_Exercise_.
Starting with the first line below, extract each line through the one that contains "(11,14) rectangle (390.5,562);", inclusive, excluding pictures.

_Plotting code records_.
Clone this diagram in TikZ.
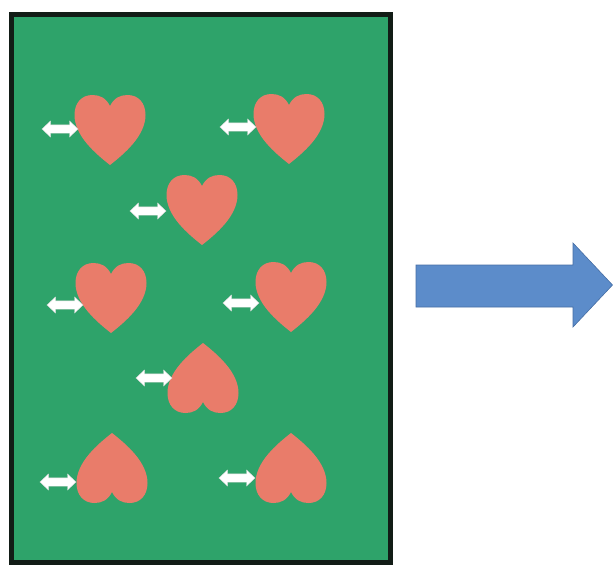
\documentclass[tikz,border=0pt]{standalone}
\definecolor{board}{RGB}{46,163,106}
\definecolor{frameblack}{RGB}{18,28,22}
\definecolor{heartred}{RGB}{233,124,106}
\definecolor{bigarrow}{RGB}{92,140,202}
\definecolor{bigarrowline}{RGB}{70,110,165}
\tikzset{
  boardbox/.style={fill=board, draw=frameblack, line width=5pt},
  heartfill/.style={fill=heartred, draw=none},
  twowayfill/.style={fill=white, draw=white!85!black, line width=0.4pt},
  bigarrowstyle/.style={fill=bigarrow, draw=bigarrowline, line width=0.6pt},
  % heart of 71 x 70, origin at its centre, lobes toward -y (up on the page)
  heart/.pic={
    \fill[heartfill] (0,-24)
      .. controls (-4,-32) and (-10,-35) .. (-17.5,-35)
      .. controls (-28.5,-35) and (-35.5,-27) .. (-35.5,-15)
      .. controls (-35.5,6) and (-14,24) .. (0,35)
      .. controls (14,24) and (35.5,6) .. (35.5,-15)
      .. controls (35.5,-27) and (28.5,-35) .. (17.5,-35)
      .. controls (10,-35) and (4,-32) .. (0,-24) -- cycle;
  },
  % small white double-headed arrow, 36 long, origin at its centre
  twoway/.pic={
    \filldraw[twowayfill] (-18,0) -- (-9.5,-8) -- (-9.5,-4.2) -- (9.5,-4.2)
      -- (9.5,-8) -- (18,0) -- (9.5,8) -- (9.5,4.2) -- (-9.5,4.2)
      -- (-9.5,8) -- cycle;
  }
}
\begin{document}
\begin{tikzpicture}[x=1pt,y=-1pt]
\useasboundingbox (0,0) rectangle (613,565);
\fill[white] (0,0) rectangle (613,565);

% the green board with its black frame
\draw[boardbox] (11,14) rectangle (390.5,562);

% upright hearts
\pic (h1) at (110,130) {heart};
\pic (h2) at (289,129) {heart};
\pic (h3) at (202,210) {heart};
\pic (h4) at (111,298) {heart};
\pic (h5) at (291,297) {heart};
% upside-down hearts
\pic[yscale=-1] (h6) at (203,378) {heart};
\pic[yscale=-1] (h7) at (112,468) {heart};
\pic[yscale=-1] (h8) at (291,468) {heart};

% double arrows beside the hearts
\pic (a1) at (60,129) {twoway};
\pic (a2) at (238,127) {twoway};
\pic (a3) at (148,211) {twoway};
\pic (a4) at (65,305) {twoway};
\pic (a5) at (241,303) {twoway};
\pic (a6) at (154,378) {twoway};
\pic (a7) at (58,482) {twoway};
\pic (a8) at (237,478) {twoway};

% large block arrow on the right
\filldraw[bigarrowstyle] (416,265) -- (573,265) -- (573,243) -- (612.5,285)
  -- (573,327) -- (573,307) -- (416,307) -- cycle;
\end{tikzpicture}
\end{document}
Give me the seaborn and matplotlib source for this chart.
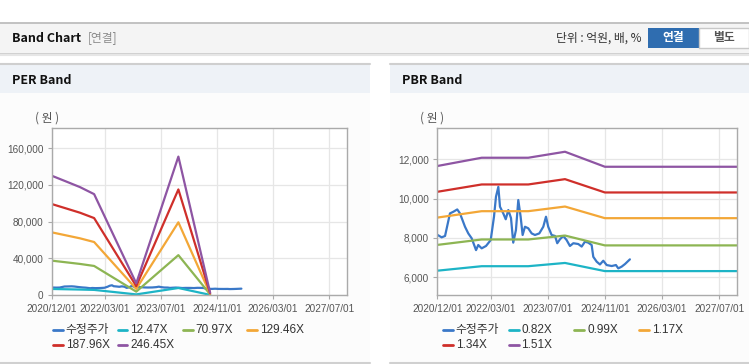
import numpy as np
import pandas as pd
import matplotlib
matplotlib.use('Agg')
import matplotlib.pyplot as plt
from matplotlib.patches import Rectangle
from matplotlib.lines import Line2D
import seaborn as sns

# adjusted share price (same series in both charts)
price_dates = ['2020-12-04', '2021-01-07', '2021-02-05', '2021-03-19', '2021-04-16', '2021-05-20',
               '2021-06-12', '2021-07-25', '2021-08-22', '2021-09-20', '2021-10-27', '2021-11-15',
               '2021-12-14', '2022-01-20', '2022-03-01', '2022-03-29', '2022-04-15', '2022-05-05',
               '2022-05-19', '2022-06-16', '2022-07-07', '2022-07-29', '2022-08-21', '2022-09-09',
               '2022-10-02', '2022-10-22', '2022-11-11', '2022-11-28', '2022-12-18', '2023-01-15',
               '2023-02-13', '2023-03-13', '2023-04-19', '2023-05-23', '2023-06-15', '2023-07-04',
               '2023-08-02', '2023-08-31', '2023-09-19', '2023-10-12', '2023-11-09', '2023-12-08',
               '2024-01-05', '2024-02-03', '2024-03-16', '2024-04-14', '2024-05-12', '2024-06-09',
               '2024-07-08', '2024-07-22', '2024-08-20', '2024-09-17', '2024-10-15', '2024-11-13',
               '2024-12-26', '2025-01-31', '2025-02-20', '2025-03-21', '2025-04-18', '2025-05-30']
price_vals = [8150, 8030, 8100, 9250, 9330, 9450, 9250, 8570, 8230, 7980, 7380, 7640,
              7470, 7590, 7890, 9080, 10100, 10600, 9590, 9250, 8950, 9420, 9010, 7760,
              8400, 9930, 9080, 8150, 8570, 8490, 8230, 8150, 8230, 8570, 9080, 8570,
              8150, 8100, 7730, 7930, 8100, 7890, 7590, 7730, 7690, 7560, 7810, 7760,
              7640, 7040, 6790, 6650, 6840, 6620, 6570, 6620, 6450, 6540, 6670, 6910]

# PER band: EPS path and multiples
per_dates = ['2020-12-01', '2021-04-07', '2021-08-01', '2021-12-01', '2022-12-01', '2023-12-01', '2024-09-01']
per_eps = [527, 501, 477, 446, 51.5, 612, 10]
per_mult = [12.47, 70.97, 129.46, 187.96, 246.45]

# PBR band: BPS path and multiples
pbr_dates = ['2020-12-01', '2021-12-14', '2023-01-15', '2023-11-24', '2024-10-29', '2027-12-01']
pbr_bps = [7722, 8001, 8001, 8203, 7697, 7697]
pbr_mult = [0.82, 0.99, 1.17, 1.34, 1.51]

per_yticks = [0, 40000, 80000, 120000, 160000]
pbr_yticks = [6000, 8000, 10000, 12000]
x_ticks = ['2020-12-01', '2022-03-01', '2023-07-01', '2024-11-01', '2026-03-01', '2027-07-01']
x_labels = ['2020/12/01', '2022/03/01', '2023/07/01', '2024/11/01', '2026/03/01', '2027/07/01']

colors = ['#3a78c8', '#1db4c6', '#8db553', '#f3a737', '#cf2f2a', '#8e55a3']

sns.set_style('white')
plt.rcParams['font.family'] = ['Liberation Sans', 'Noto Sans CJK KR']
KR = ['Noto Sans CJK KR', 'DejaVu Sans']

W, H = 749, 364
fig = plt.figure(figsize=(W / 100, H / 100), dpi=100)


def rect(x0, y0, x1, y1, **kw):
    fig.patches.append(Rectangle((x0 / W, 1 - y1 / H), (x1 - x0) / W, (y1 - y0) / H,
                                 transform=fig.transFigure, zorder=-10, **kw))


def hline(x0, x1, y, color, lw=1.0, z=-5):
    fig.add_artist(Line2D([x0 / W, x1 / W], [1 - y / H, 1 - y / H], color=color, lw=lw,
                          transform=fig.transFigure, zorder=z))


def text(x, y, s, **kw):
    fig.text(x / W, 1 - y / H, s, va='center', **kw)


# page header
hline(0, W, 22.5, '#b8b8b8', 1.2)
rect(0, 23, W, 53, color='#f4f4f4', lw=0)
hline(0, W, 53.5, '#c8c8c8', 1.2)
hline(0, W, 55, '#e6e6e6', 1.5)
text(12, 38, 'Band Chart', fontsize=9, fontweight='bold', color='#111111', family=KR)
text(88, 38, '[연결]', fontsize=8.5, color='#8a8a8a', family=KR)
text(642, 38, '단위 : 억원, 배, %', fontsize=8.5, color='#333333', ha='right', family=KR)
rect(648, 28, 699, 48, color='#2f6db0', lw=0)
text(673.5, 38, '연결', fontsize=8.5, color='white', fontweight='bold', ha='center', family=KR)
rect(699, 28, 749, 48, facecolor='white', edgecolor='#c8c8c8', lw=1)
text(724, 38, '별도', fontsize=8.5, color='#555555', fontweight='bold', ha='center', family=KR)

# panels
for x0, x1, title in [(0, 370, 'PER Band'), (390, W, 'PBR Band')]:
    rect(x0, 64, x1, 93, color='#eef2f7', lw=0)
    rect(x0, 93, x1, 363, color='#fcfcfc', lw=0)
    hline(x0, x1, 64.3, '#cfcfcf', 1.5)
    hline(x0, x1, 363, '#d0d0d0', 1.5)
    text(x0 + 12, 80, title, fontsize=9, fontweight='bold', color='#111111', family=KR)


def band_frame(dates, base, mults):
    frames = [pd.DataFrame({'date': pd.to_datetime(price_dates), 'value': price_vals, 'series': '수정주가'})]
    for m in mults:
        frames.append(pd.DataFrame({'date': pd.to_datetime(dates),
                                    'value': [b * m for b in base],
                                    'series': f'{m:.2f}X'}))
    return pd.concat(frames, ignore_index=True)


def draw(rect_px, df, ylim, yticks, legend_cols, unit_x):
    x0, y0, x1, y1 = rect_px
    ax = fig.add_axes([x0 / W, 1 - y1 / H, (x1 - x0) / W, (y1 - y0) / H])
    ax.set_facecolor('white')
    order = list(dict.fromkeys(df['series']))
    pal = dict(zip(order, colors))
    sns.lineplot(data=df, x='date', y='value', hue='series', hue_order=order, palette=pal,
                 estimator=None, legend=False, linewidth=1.6, ax=ax)
    ax.set_xlim(pd.Timestamp('2020-12-01'), pd.Timestamp('2027-12-01'))
    ax.set_ylim(*ylim)
    ax.set_xticks(pd.to_datetime(x_ticks))
    ax.set_xticklabels(x_labels)
    ax.set_yticks(yticks)
    ax.set_yticklabels([f'{v:,}' for v in yticks])
    ax.set_xlabel('')
    ax.set_ylabel('')
    ax.grid(True, color='#e6e6e6', lw=0.9)
    ax.set_axisbelow(True)
    for s in ax.spines.values():
        s.set_color('#aaaaaa')
        s.set_linewidth(1.0)
    ax.tick_params(axis='both', colors='#aaaaaa', labelcolor='#555555', labelsize=7.2,
                   length=3, width=0.8, direction='out')
    ax.tick_params(axis='x', pad=3.5, bottom=True)
    ax.tick_params(axis='y', pad=3, left=True)
    text(unit_x, 118, '( 원 )', fontsize=8.5, color='#555555', ha='center', family=KR)
    # legend, highcharts-like fixed columns
    for i, name in enumerate(order):
        lx = legend_cols[i % 4]
        ly = 330 if i < 4 else 344.5
        hline(lx, lx + 10, ly, pal[name], 2.0, z=3)
        text(lx + 13, ly, name, fontsize=8.5, color='#333333',
             family=['Liberation Sans', 'Noto Sans CJK KR'])
    return ax


per_df = band_frame(per_dates, per_eps, per_mult)
pbr_df = band_frame(pbr_dates, pbr_bps, pbr_mult)

draw((52, 128, 347, 295), per_df, (0, 182000), per_yticks, [52.7, 117.5, 182.7, 247.3], 47)
draw((437.3, 128.3, 737.3, 295.3), pbr_df, (5080, 13580), pbr_yticks, [442.7, 508.5, 574.3, 639], 432)

fig.savefig('out.png', dpi=100)
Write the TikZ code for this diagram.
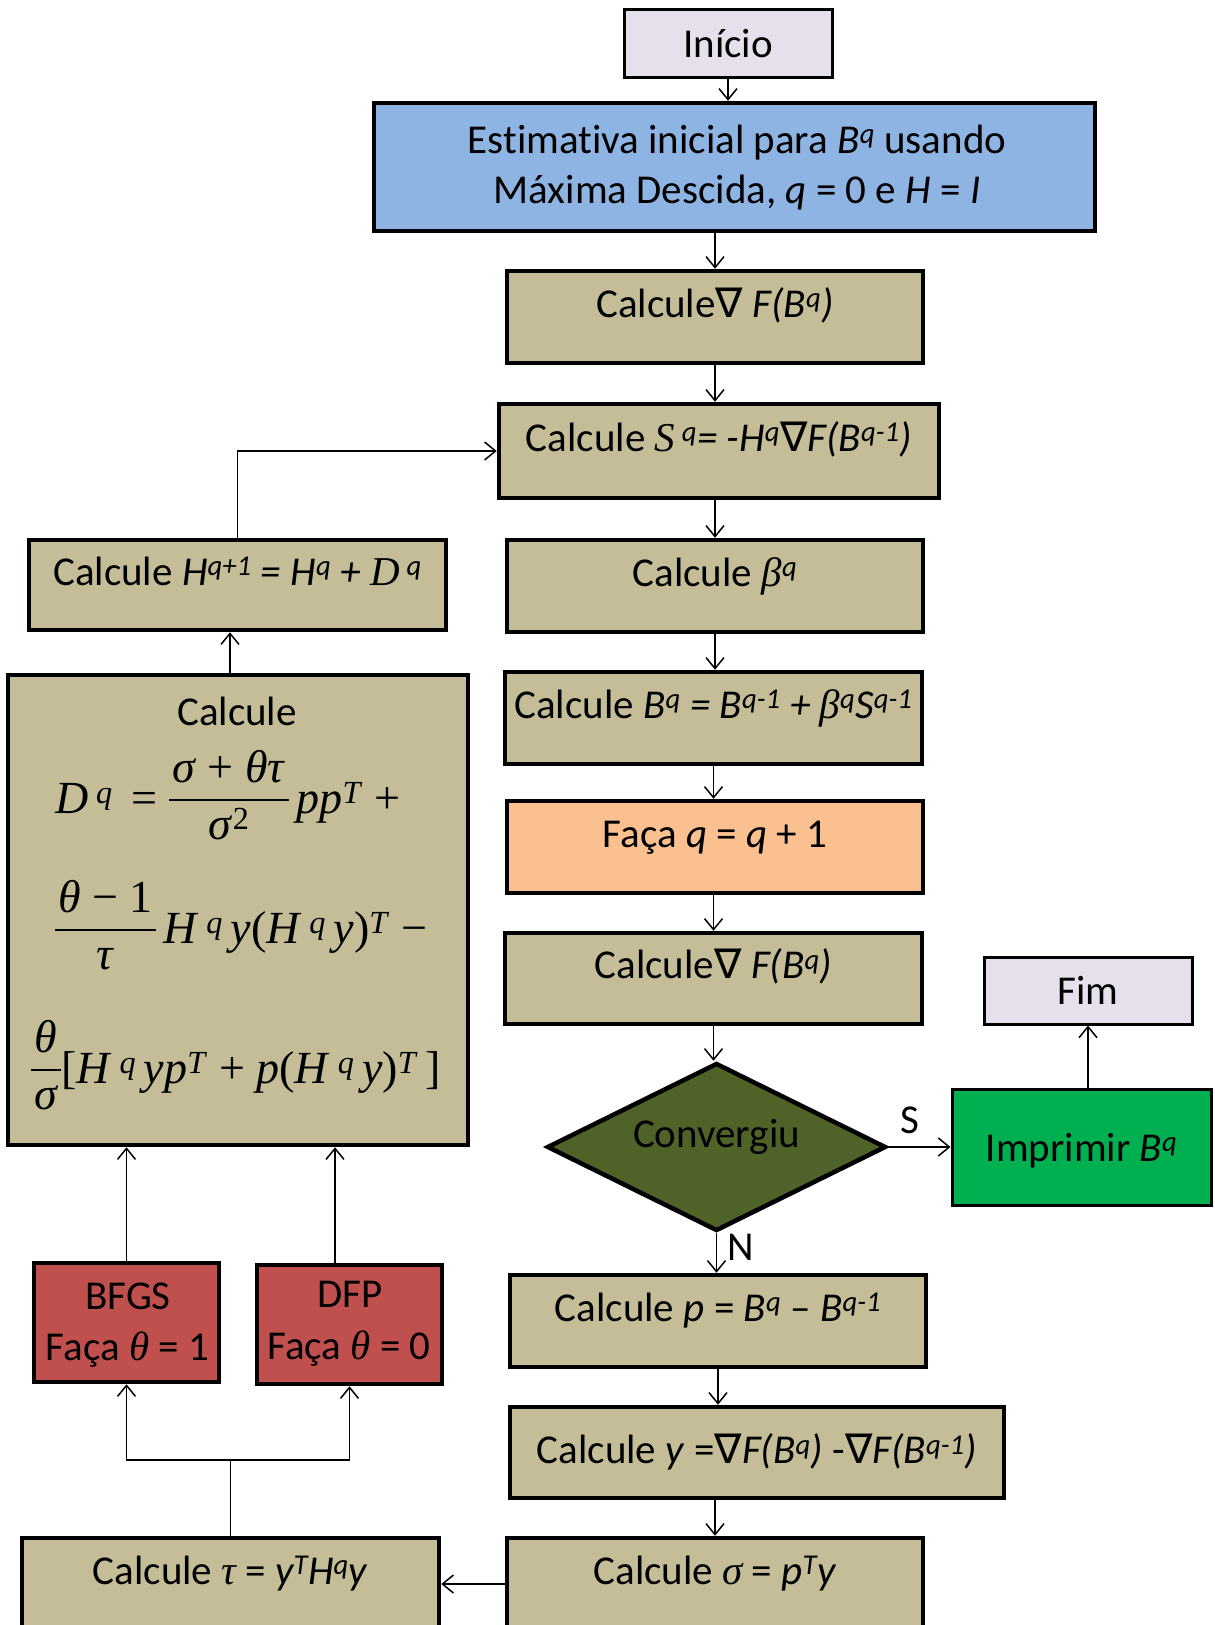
\documentclass[tikz,border=0pt]{standalone}
\usepackage{fontspec}
\setmainfont{Carlito}[Ligatures=NoCommon]
\newfontfamily\tms{Liberation Serif}
\newfontfamily\dvs{DejaVu Sans}
\usetikzlibrary{shapes.geometric,arrows.meta}
\setlength{\arrayrulewidth}{2pt}
\newcommand\nab{{\dvs\upshape ∇}}
\newcommand\fm{\tms\fontsize{46}{55}\selectfont}
\newcommand\fr[2]{\raisebox{-26pt}{\begin{tabular}[b]{@{\hspace{3pt}}c@{\hspace{3pt}}}#1\\\hline #2\end{tabular}}}
\definecolor{tanc}{HTML}{C4BD97}
\definecolor{blueone}{HTML}{8EB4E3}
\definecolor{lav}{HTML}{E6E0EC}
\definecolor{orangeone}{HTML}{FAC090}
\definecolor{oliveone}{HTML}{4F6228}
\definecolor{greenone}{HTML}{00B050}
\definecolor{redone}{HTML}{C0504D}
\begin{document}
\begin{tikzpicture}[x=1pt,y=-1pt,
  every node/.style={font=\fontsize{41}{50}\selectfont, inner sep=0pt},
  box/.style={draw=black, rectangle, line width=4.5pt, fill=tanc, text height=15pt, text depth=15pt},
  vc/.style={text height=28pt, text depth=0pt},
  term/.style={box, fill=lav, line width=3pt, vc},
  lbl/.style={anchor=base},
  conn/.style={line width=1.5pt, -{Straight Barb[length=11pt,width=18pt]}}]
\useasboundingbox (0,0) rectangle (1215,1625);

% right column
\node[term, minimum width=208, minimum height=68] (ini) at (728,43) {Início};
\node[box, fill=blueone, minimum width=721, minimum height=128] (est) at (734.5,167) {};
\node[lbl] (est1) at (737,153) {Estimativa inicial para \textit{B}\textsuperscript{\textit{q}} usando};
\node[lbl] (est2) at (737,203) {Máxima Descida, \textit{q} = 0 e \textit{H} = \textit{I}};
\node[box, minimum width=416, minimum height=92] (g1) at (715,317) {Calcule\nab\ \textit{F(B\textsuperscript{q})}};
\node[box, minimum width=440, minimum height=94] (S) at (719,451) {Calcule {\tms\itshape S}\textsuperscript{\textit{ q}}\textit{= -H\textsuperscript{q}}\nab\textit{F(B\textsuperscript{q-1})}};
\node[box, minimum width=416, minimum height=92] (beta) at (715,586) {Calcule {\tms\itshape β}\textsuperscript{\textit{q}}};
\node[box, minimum width=417, minimum height=92] (cb) at (713.5,718) {Calcule \textit{B\textsuperscript{q} = B\textsuperscript{q-1} + }{\tms\itshape β}\textit{\textsuperscript{q}S\textsuperscript{q-1}}};
\node[box, fill=orangeone, minimum width=416, minimum height=92] (fq) at (715,847) {Faça \textit{q} = \textit{q} + 1};
\node[box, minimum width=417, minimum height=91] (g2) at (713.5,978.5) {Calcule\nab\ \textit{F(B\textsuperscript{q})}};
\node[term, minimum width=208, minimum height=67] (fim) at (1088,990.5) {Fim};
\node[diamond, draw=black, line width=4.5pt, fill=oliveone, aspect=2, minimum width=339, minimum height=168, text height=15pt, text depth=15pt] (conv) at (716.5,1147) {Convergiu};
\node[box, fill=greenone, line width=3pt, vc, minimum width=259, minimum height=116] (imp) at (1081.5,1147) {Imprimir \textit{B\textsuperscript{q}}};
\node[box, minimum width=416, minimum height=92] (cp) at (718,1321) {Calcule \textit{p} = \textit{B\textsuperscript{q}} – \textit{B\textsuperscript{q-1}}};
\node[box, minimum width=494, minimum height=91, text height=26pt, text depth=4pt] (cy) at (757,1452.5) {Calcule \textit{y} =\nab\textit{F(B\textsuperscript{q})} -\nab\textit{F(B\textsuperscript{q-1})}};
\node[box, minimum width=416, minimum height=92] (sig) at (715,1584) {Calcule {\tms\itshape σ} = \textit{p\textsuperscript{T}y}};

% left column
\node[box, minimum width=417, minimum height=90] (ch) at (237.5,585) {Calcule \textit{H\textsuperscript{q+1} = H\textsuperscript{q} + }{\tms\itshape D}\textsuperscript{\textit{ q}}};
\node[box, minimum width=460, minimum height=470] (cd) at (238,910) {};
\node[lbl] (cdc) at (237,725) {Calcule};
\node[anchor=base west] (dl1) at (55,813) {\fm \textit{D}\,\textsuperscript{\textit{q}}\, = \fr{\textit{σ} + \textit{θτ}}{\textit{σ}\textsuperscript{2}}\,\textit{pp}\textsuperscript{\textit{T}} +};
\node[anchor=base west] (dl2) at (55,943) {\fm \fr{\textit{θ} − 1}{\textit{τ}}\,\textit{H}\,\textsuperscript{\textit{q}}\,\textit{y}(\textit{H}\,\textsuperscript{\textit{q}}\,\textit{y})\textsuperscript{\textit{T}} −};
\node[anchor=base west] (dl3) at (31,1083) {\fm \fr{\textit{θ}}{\textit{σ}}[\textit{H}\,\textsuperscript{\textit{q}}\,\textit{yp}\textsuperscript{\textit{T}} + \textit{p}(\textit{H}\,\textsuperscript{\textit{q}}\,\textit{y})\textsuperscript{\textit{T}}\,]};
\node[box, fill=redone, minimum width=185, minimum height=119] (bfgs) at (126.5,1322.5) {};
\node[lbl] (bfgs1) at (128,1309) {BFGS};
\node[lbl] (bfgs2) at (127.5,1360) {Faça {\tms\itshape θ} = 1};
\node[box, fill=redone, minimum width=185, minimum height=119] (dfp) at (349.5,1324.5) {};
\node[lbl] (dfp1) at (350,1307) {DFP};
\node[lbl] (dfp2) at (349,1359) {Faça {\tms\itshape θ} = 0};
\node[box, minimum width=417, minimum height=92] (tau) at (230.5,1584) {Calcule {\tms\itshape τ} = \textit{y\textsuperscript{T}H\textsuperscript{q}y}};

% connectors
\draw[conn] (ini.south) -- (ini.south |- est.north);
\draw[conn] (g1.north |- est.south) -- (g1.north);
\draw[conn] (g1.south) -- (g1.south |- S.north);
\draw[conn] (beta.north |- S.south) -- (beta.north);
\draw[conn] (beta.south) -- (beta.south |- cb.north);
\draw[conn] (cb.south) -- (cb.south |- fq.north);
\draw[conn] (g2.north |- fq.south) -- (g2.north);
\draw[conn] (g2.south) -- (g2.south |- conv.north);
\draw[conn] (conv.east) -- (imp.west);
\node[lbl] (slab) at (910,1133) {S};
\draw[conn] (conv.south) -- (conv.south |- cp.north);
\node[lbl] (nlab) at (741,1260) {N};
\draw[conn] (fim.south |- imp.north) -- (fim.south);
\draw[conn] (cp.south) -- (cp.south |- cy.north);
\draw[conn] (sig.north |- cy.south) -- (sig.north);
\draw[conn] (sig.west) -- (tau.east);
\coordinate (split) at (230.5,1460);
\draw[line width=1.5pt] (tau.north) -- (split);
\draw[conn] (split) -| (bfgs.south);
\draw[conn] (split) -| (dfp.south);
\draw[conn] (bfgs.north) -- (bfgs.north |- cd.south);
\coordinate (dfptop) at ([xshift=-14.5pt]dfp.north);
\draw[conn] (dfptop) -- (dfptop |- cd.south);
\coordinate (cdtop) at ([xshift=-8pt]cd.north);
\draw[conn] (cdtop) -- (cdtop |- ch.south);
\draw[conn] (ch.north) |- (S.west);
\end{tikzpicture}
\end{document}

_Solution for this problem_.
Clone this diagram in TikZ.
\documentclass[tikz,border=0pt]{standalone}
\definecolor{board}{RGB}{46,163,106}
\definecolor{frameblack}{RGB}{18,28,22}
\definecolor{heartred}{RGB}{233,124,106}
\definecolor{bigarrow}{RGB}{92,140,202}
\definecolor{bigarrowline}{RGB}{70,110,165}
\tikzset{
  boardbox/.style={fill=board, draw=frameblack, line width=5pt},
  heartfill/.style={fill=heartred, draw=none},
  twowayfill/.style={fill=white, draw=white!85!black, line width=0.4pt},
  bigarrowstyle/.style={fill=bigarrow, draw=bigarrowline, line width=0.6pt},
  % heart of 71 x 70, origin at its centre, lobes toward -y (up on the page)
  heart/.pic={
    \fill[heartfill] (0,-24)
      .. controls (-4,-32) and (-10,-35) .. (-17.5,-35)
      .. controls (-28.5,-35) and (-35.5,-27) .. (-35.5,-15)
      .. controls (-35.5,6) and (-14,24) .. (0,35)
      .. controls (14,24) and (35.5,6) .. (35.5,-15)
      .. controls (35.5,-27) and (28.5,-35) .. (17.5,-35)
      .. controls (10,-35) and (4,-32) .. (0,-24) -- cycle;
  },
  % small white double-headed arrow, 36 long, origin at its centre
  twoway/.pic={
    \filldraw[twowayfill] (-18,0) -- (-9.5,-8) -- (-9.5,-4.2) -- (9.5,-4.2)
      -- (9.5,-8) -- (18,0) -- (9.5,8) -- (9.5,4.2) -- (-9.5,4.2)
      -- (-9.5,8) -- cycle;
  }
}
\begin{document}
\begin{tikzpicture}[x=1pt,y=-1pt]
\useasboundingbox (0,0) rectangle (613,565);
\fill[white] (0,0) rectangle (613,565);

% the green board with its black frame
\draw[boardbox] (11,14) rectangle (390.5,562);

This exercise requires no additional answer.